## YOUR OBJECTIVE
Copy every line from the data below in which the string "this" can be found.

## DATASET EXCERPTS
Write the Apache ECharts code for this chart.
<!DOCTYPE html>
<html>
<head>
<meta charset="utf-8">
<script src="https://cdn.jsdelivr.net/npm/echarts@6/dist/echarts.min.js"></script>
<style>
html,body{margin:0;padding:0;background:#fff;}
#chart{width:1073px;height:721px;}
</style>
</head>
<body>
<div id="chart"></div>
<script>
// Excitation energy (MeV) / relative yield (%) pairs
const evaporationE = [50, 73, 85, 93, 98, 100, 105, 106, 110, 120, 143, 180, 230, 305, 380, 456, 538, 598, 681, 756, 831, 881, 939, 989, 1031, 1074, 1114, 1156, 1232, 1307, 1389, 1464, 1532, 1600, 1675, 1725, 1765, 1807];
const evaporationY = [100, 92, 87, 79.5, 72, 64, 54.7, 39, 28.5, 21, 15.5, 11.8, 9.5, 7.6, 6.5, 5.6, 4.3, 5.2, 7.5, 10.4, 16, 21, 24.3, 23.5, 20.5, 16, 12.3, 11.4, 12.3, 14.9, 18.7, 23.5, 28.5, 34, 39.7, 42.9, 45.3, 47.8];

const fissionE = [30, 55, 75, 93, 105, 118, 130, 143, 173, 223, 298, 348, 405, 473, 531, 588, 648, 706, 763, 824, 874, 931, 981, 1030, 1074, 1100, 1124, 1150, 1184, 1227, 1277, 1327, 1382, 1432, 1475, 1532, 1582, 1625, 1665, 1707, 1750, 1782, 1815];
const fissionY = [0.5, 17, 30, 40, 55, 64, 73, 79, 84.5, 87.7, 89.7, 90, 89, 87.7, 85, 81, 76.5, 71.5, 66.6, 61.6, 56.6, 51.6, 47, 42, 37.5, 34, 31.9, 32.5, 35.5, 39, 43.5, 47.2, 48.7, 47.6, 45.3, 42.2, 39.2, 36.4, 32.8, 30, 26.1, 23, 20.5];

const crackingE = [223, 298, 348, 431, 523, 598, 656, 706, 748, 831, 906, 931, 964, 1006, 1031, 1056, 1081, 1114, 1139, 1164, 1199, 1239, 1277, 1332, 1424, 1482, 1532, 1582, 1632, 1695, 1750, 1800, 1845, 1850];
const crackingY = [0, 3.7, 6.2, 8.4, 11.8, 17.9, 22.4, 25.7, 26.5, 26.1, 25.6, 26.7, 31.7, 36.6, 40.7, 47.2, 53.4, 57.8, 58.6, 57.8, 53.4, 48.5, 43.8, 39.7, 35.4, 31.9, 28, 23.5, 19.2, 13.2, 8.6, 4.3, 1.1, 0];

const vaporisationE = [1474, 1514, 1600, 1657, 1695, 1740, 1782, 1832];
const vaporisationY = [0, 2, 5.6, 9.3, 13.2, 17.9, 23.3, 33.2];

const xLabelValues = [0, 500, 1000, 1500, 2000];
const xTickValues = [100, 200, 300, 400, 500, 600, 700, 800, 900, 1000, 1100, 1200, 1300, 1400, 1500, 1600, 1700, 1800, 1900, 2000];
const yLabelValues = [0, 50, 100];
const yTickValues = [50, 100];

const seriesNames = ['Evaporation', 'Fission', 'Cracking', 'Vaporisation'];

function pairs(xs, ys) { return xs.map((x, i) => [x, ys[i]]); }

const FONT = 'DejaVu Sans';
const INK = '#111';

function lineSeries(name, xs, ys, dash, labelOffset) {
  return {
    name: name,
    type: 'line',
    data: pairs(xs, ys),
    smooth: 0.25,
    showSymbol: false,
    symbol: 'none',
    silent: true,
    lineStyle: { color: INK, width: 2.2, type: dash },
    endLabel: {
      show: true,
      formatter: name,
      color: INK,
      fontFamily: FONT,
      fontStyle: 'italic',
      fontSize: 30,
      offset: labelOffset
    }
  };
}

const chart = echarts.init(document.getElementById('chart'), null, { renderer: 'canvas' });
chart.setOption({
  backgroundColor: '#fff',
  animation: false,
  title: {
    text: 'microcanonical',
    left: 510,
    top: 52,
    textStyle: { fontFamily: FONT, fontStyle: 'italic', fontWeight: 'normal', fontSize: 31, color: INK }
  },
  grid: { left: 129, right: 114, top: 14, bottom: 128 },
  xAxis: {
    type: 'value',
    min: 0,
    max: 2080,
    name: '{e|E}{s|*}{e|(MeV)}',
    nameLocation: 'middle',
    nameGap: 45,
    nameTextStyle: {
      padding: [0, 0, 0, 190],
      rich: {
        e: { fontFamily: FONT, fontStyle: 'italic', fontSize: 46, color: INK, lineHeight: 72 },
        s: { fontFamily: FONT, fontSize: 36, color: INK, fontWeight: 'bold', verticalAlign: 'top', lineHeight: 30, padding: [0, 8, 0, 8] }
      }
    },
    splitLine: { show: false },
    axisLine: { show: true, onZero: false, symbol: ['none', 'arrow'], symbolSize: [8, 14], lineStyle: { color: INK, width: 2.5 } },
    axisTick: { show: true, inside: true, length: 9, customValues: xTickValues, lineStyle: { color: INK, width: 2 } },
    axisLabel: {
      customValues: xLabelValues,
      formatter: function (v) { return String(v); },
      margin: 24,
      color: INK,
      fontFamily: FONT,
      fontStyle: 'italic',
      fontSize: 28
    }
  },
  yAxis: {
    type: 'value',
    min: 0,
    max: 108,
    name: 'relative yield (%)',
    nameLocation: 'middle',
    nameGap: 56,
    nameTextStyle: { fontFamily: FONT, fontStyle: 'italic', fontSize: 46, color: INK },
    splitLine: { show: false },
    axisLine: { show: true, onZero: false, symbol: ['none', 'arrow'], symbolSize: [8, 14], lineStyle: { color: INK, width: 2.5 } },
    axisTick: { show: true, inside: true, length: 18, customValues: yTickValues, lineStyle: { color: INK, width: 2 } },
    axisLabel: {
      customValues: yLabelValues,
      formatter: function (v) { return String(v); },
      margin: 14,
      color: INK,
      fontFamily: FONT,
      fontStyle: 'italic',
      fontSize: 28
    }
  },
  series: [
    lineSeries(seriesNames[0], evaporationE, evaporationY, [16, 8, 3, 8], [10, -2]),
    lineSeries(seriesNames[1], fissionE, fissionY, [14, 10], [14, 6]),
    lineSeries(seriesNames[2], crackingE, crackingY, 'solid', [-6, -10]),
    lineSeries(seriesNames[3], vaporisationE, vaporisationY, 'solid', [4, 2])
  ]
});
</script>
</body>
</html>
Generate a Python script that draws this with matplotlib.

## WRITTEN RESPONSE
Write the Apache ECharts code for this chart.
Generate a Python script that draws this with matplotlib.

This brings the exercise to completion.